Written request
Please transcribe the listing below in full and word for word, without its pictures.

═══ Source material ═══

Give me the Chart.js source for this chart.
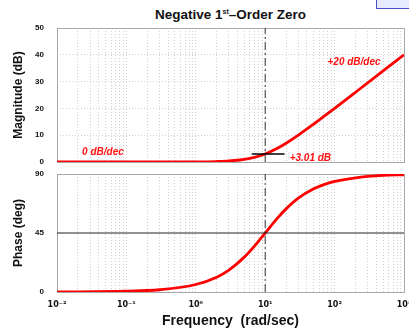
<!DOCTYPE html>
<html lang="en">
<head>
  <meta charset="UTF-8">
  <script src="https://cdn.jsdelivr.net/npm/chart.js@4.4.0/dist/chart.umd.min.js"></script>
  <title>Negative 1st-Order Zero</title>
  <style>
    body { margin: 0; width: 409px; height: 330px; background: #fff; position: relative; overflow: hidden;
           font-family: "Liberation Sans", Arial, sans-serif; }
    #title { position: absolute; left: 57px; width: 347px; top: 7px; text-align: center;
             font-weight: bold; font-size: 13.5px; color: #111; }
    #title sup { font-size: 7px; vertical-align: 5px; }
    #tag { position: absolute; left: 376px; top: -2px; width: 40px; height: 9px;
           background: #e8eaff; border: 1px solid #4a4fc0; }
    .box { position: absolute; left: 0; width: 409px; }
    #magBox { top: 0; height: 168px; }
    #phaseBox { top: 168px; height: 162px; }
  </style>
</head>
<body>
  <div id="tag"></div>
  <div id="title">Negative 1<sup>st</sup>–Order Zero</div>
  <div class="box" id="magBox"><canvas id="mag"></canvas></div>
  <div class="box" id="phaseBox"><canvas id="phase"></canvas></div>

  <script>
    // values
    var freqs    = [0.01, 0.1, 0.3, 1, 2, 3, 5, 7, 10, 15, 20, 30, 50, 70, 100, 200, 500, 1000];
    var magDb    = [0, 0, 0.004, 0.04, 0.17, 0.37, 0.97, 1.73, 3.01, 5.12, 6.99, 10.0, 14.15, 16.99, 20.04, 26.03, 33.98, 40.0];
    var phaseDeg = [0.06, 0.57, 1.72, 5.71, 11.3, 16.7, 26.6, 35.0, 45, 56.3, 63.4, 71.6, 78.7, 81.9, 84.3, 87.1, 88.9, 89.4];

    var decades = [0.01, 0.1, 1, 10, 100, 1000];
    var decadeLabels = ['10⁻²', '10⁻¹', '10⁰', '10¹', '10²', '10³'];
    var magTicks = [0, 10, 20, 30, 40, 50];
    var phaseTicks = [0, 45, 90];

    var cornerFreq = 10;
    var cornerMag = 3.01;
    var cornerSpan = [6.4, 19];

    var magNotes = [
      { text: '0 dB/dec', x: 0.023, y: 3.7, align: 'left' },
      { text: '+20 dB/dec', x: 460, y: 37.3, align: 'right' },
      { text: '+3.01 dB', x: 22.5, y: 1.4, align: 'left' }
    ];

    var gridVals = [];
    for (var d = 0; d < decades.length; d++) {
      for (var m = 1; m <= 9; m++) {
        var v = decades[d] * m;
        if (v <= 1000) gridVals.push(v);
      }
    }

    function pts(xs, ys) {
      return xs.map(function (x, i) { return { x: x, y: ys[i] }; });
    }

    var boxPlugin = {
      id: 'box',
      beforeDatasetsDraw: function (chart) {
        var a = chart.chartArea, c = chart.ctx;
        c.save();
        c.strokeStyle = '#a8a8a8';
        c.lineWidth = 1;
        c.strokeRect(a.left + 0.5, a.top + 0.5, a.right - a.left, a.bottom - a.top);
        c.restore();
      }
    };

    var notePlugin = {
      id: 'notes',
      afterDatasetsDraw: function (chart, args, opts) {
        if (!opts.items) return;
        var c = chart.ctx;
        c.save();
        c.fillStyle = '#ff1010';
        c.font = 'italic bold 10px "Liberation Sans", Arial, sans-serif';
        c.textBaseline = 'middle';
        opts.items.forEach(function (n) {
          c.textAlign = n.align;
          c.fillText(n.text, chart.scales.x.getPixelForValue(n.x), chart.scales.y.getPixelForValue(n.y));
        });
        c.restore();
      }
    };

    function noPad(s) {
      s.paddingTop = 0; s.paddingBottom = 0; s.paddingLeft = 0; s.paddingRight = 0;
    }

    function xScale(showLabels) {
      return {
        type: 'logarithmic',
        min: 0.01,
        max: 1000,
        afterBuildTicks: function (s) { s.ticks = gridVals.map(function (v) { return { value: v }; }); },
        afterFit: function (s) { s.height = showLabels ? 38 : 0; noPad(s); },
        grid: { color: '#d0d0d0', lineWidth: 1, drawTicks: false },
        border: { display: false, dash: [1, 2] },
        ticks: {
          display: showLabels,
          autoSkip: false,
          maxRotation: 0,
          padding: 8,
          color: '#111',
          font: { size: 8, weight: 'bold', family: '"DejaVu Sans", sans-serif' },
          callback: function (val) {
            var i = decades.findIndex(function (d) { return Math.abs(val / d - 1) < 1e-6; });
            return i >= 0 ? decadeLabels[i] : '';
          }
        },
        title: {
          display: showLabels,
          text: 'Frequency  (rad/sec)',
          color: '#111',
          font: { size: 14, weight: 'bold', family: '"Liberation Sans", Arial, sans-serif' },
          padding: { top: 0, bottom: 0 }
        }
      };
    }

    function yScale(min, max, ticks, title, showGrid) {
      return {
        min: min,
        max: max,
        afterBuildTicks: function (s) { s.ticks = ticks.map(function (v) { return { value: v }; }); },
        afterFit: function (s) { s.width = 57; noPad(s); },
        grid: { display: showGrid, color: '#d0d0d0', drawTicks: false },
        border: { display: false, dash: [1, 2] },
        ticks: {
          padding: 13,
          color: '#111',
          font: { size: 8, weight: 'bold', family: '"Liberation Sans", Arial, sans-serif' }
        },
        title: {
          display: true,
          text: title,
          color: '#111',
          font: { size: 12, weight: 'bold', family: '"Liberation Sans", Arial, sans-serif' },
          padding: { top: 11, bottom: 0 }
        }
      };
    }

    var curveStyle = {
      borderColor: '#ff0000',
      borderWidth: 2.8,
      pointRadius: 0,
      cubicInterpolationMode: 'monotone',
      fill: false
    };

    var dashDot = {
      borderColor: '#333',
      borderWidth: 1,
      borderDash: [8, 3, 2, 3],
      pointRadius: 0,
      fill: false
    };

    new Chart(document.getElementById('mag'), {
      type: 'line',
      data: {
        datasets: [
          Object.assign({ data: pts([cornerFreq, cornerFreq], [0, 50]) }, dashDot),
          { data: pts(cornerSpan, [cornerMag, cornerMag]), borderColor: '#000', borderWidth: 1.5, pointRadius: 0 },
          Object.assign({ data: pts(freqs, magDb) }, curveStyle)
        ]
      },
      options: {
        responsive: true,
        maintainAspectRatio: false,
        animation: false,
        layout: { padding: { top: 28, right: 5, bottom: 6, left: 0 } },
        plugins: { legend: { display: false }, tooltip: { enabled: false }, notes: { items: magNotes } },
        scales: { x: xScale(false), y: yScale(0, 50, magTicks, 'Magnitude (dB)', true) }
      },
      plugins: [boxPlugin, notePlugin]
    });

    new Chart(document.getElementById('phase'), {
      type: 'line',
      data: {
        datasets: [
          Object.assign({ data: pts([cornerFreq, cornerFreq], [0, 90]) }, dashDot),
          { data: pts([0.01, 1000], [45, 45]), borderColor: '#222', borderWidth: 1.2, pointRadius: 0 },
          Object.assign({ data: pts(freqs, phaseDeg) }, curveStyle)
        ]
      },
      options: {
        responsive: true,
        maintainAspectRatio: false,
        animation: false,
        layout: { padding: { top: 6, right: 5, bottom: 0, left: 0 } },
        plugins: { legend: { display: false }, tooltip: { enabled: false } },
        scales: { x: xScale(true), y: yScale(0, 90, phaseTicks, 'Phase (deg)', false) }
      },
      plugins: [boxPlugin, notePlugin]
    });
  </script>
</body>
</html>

═══

Exercise output
Give me the Chart.js source for this chart.
<!DOCTYPE html>
<html lang="en">
<head>
  <meta charset="UTF-8">
  <script src="https://cdn.jsdelivr.net/npm/chart.js@4.4.0/dist/chart.umd.min.js"></script>
  <title>Negative 1st-Order Zero</title>
  <style>
    body { margin: 0; width: 409px; height: 330px; background: #fff; position: relative; overflow: hidden;
           font-family: "Liberation Sans", Arial, sans-serif; }
    #title { position: absolute; left: 57px; width: 347px; top: 7px; text-align: center;
             font-weight: bold; font-size: 13.5px; color: #111; }
    #title sup { font-size: 7px; vertical-align: 5px; }
    #tag { position: absolute; left: 376px; top: -2px; width: 40px; height: 9px;
           background: #e8eaff; border: 1px solid #4a4fc0; }
    .box { position: absolute; left: 0; width: 409px; }
    #magBox { top: 0; height: 168px; }
    #phaseBox { top: 168px; height: 162px; }
  </style>
</head>
<body>
  <div id="tag"></div>
  <div id="title">Negative 1<sup>st</sup>–Order Zero</div>
  <div class="box" id="magBox"><canvas id="mag"></canvas></div>
  <div class="box" id="phaseBox"><canvas id="phase"></canvas></div>

  <script>
    // values
    var freqs    = [0.01, 0.1, 0.3, 1, 2, 3, 5, 7, 10, 15, 20, 30, 50, 70, 100, 200, 500, 1000];
    var magDb    = [0, 0, 0.004, 0.04, 0.17, 0.37, 0.97, 1.73, 3.01, 5.12, 6.99, 10.0, 14.15, 16.99, 20.04, 26.03, 33.98, 40.0];
    var phaseDeg = [0.06, 0.57, 1.72, 5.71, 11.3, 16.7, 26.6, 35.0, 45, 56.3, 63.4, 71.6, 78.7, 81.9, 84.3, 87.1, 88.9, 89.4];

    var decades = [0.01, 0.1, 1, 10, 100, 1000];
    var decadeLabels = ['10⁻²', '10⁻¹', '10⁰', '10¹', '10²', '10³'];
    var magTicks = [0, 10, 20, 30, 40, 50];
    var phaseTicks = [0, 45, 90];

    var cornerFreq = 10;
    var cornerMag = 3.01;
    var cornerSpan = [6.4, 19];

    var magNotes = [
      { text: '0 dB/dec', x: 0.023, y: 3.7, align: 'left' },
      { text: '+20 dB/dec', x: 460, y: 37.3, align: 'right' },
      { text: '+3.01 dB', x: 22.5, y: 1.4, align: 'left' }
    ];

    var gridVals = [];
    for (var d = 0; d < decades.length; d++) {
      for (var m = 1; m <= 9; m++) {
        var v = decades[d] * m;
        if (v <= 1000) gridVals.push(v);
      }
    }

    function pts(xs, ys) {
      return xs.map(function (x, i) { return { x: x, y: ys[i] }; });
    }

    var boxPlugin = {
      id: 'box',
      beforeDatasetsDraw: function (chart) {
        var a = chart.chartArea, c = chart.ctx;
        c.save();
        c.strokeStyle = '#a8a8a8';
        c.lineWidth = 1;
        c.strokeRect(a.left + 0.5, a.top + 0.5, a.right - a.left, a.bottom - a.top);
        c.restore();
      }
    };

    var notePlugin = {
      id: 'notes',
      afterDatasetsDraw: function (chart, args, opts) {
        if (!opts.items) return;
        var c = chart.ctx;
        c.save();
        c.fillStyle = '#ff1010';
        c.font = 'italic bold 10px "Liberation Sans", Arial, sans-serif';
        c.textBaseline = 'middle';
        opts.items.forEach(function (n) {
          c.textAlign = n.align;
          c.fillText(n.text, chart.scales.x.getPixelForValue(n.x), chart.scales.y.getPixelForValue(n.y));
        });
        c.restore();
      }
    };

    function noPad(s) {
      s.paddingTop = 0; s.paddingBottom = 0; s.paddingLeft = 0; s.paddingRight = 0;
    }

    function xScale(showLabels) {
      return {
        type: 'logarithmic',
        min: 0.01,
        max: 1000,
        afterBuildTicks: function (s) { s.ticks = gridVals.map(function (v) { return { value: v }; }); },
        afterFit: function (s) { s.height = showLabels ? 38 : 0; noPad(s); },
        grid: { color: '#d0d0d0', lineWidth: 1, drawTicks: false },
        border: { display: false, dash: [1, 2] },
        ticks: {
          display: showLabels,
          autoSkip: false,
          maxRotation: 0,
          padding: 8,
          color: '#111',
          font: { size: 8, weight: 'bold', family: '"DejaVu Sans", sans-serif' },
          callback: function (val) {
            var i = decades.findIndex(function (d) { return Math.abs(val / d - 1) < 1e-6; });
            return i >= 0 ? decadeLabels[i] : '';
          }
        },
        title: {
          display: showLabels,
          text: 'Frequency  (rad/sec)',
          color: '#111',
          font: { size: 14, weight: 'bold', family: '"Liberation Sans", Arial, sans-serif' },
          padding: { top: 0, bottom: 0 }
        }
      };
    }

    function yScale(min, max, ticks, title, showGrid) {
      return {
        min: min,
        max: max,
        afterBuildTicks: function (s) { s.ticks = ticks.map(function (v) { return { value: v }; }); },
        afterFit: function (s) { s.width = 57; noPad(s); },
        grid: { display: showGrid, color: '#d0d0d0', drawTicks: false },
        border: { display: false, dash: [1, 2] },
        ticks: {
          padding: 13,
          color: '#111',
          font: { size: 8, weight: 'bold', family: '"Liberation Sans", Arial, sans-serif' }
        },
        title: {
          display: true,
          text: title,
          color: '#111',
          font: { size: 12, weight: 'bold', family: '"Liberation Sans", Arial, sans-serif' },
          padding: { top: 11, bottom: 0 }
        }
      };
    }

    var curveStyle = {
      borderColor: '#ff0000',
      borderWidth: 2.8,
      pointRadius: 0,
      cubicInterpolationMode: 'monotone',
      fill: false
    };

    var dashDot = {
      borderColor: '#333',
      borderWidth: 1,
      borderDash: [8, 3, 2, 3],
      pointRadius: 0,
      fill: false
    };

    new Chart(document.getElementById('mag'), {
      type: 'line',
      data: {
        datasets: [
          Object.assign({ data: pts([cornerFreq, cornerFreq], [0, 50]) }, dashDot),
          { data: pts(cornerSpan, [cornerMag, cornerMag]), borderColor: '#000', borderWidth: 1.5, pointRadius: 0 },
          Object.assign({ data: pts(freqs, magDb) }, curveStyle)
        ]
      },
      options: {
        responsive: true,
        maintainAspectRatio: false,
        animation: false,
        layout: { padding: { top: 28, right: 5, bottom: 6, left: 0 } },
        plugins: { legend: { display: false }, tooltip: { enabled: false }, notes: { items: magNotes } },
        scales: { x: xScale(false), y: yScale(0, 50, magTicks, 'Magnitude (dB)', true) }
      },
      plugins: [boxPlugin, notePlugin]
    });

    new Chart(document.getElementById('phase'), {
      type: 'line',
      data: {
        datasets: [
          Object.assign({ data: pts([cornerFreq, cornerFreq], [0, 90]) }, dashDot),
          { data: pts([0.01, 1000], [45, 45]), borderColor: '#222', borderWidth: 1.2, pointRadius: 0 },
          Object.assign({ data: pts(freqs, phaseDeg) }, curveStyle)
        ]
      },
      options: {
        responsive: true,
        maintainAspectRatio: false,
        animation: false,
        layout: { padding: { top: 6, right: 5, bottom: 0, left: 0 } },
        plugins: { legend: { display: false }, tooltip: { enabled: false } },
        scales: { x: xScale(true), y: yScale(0, 90, phaseTicks, 'Phase (deg)', false) }
      },
      plugins: [boxPlugin, notePlugin]
    });
  </script>
</body>
</html>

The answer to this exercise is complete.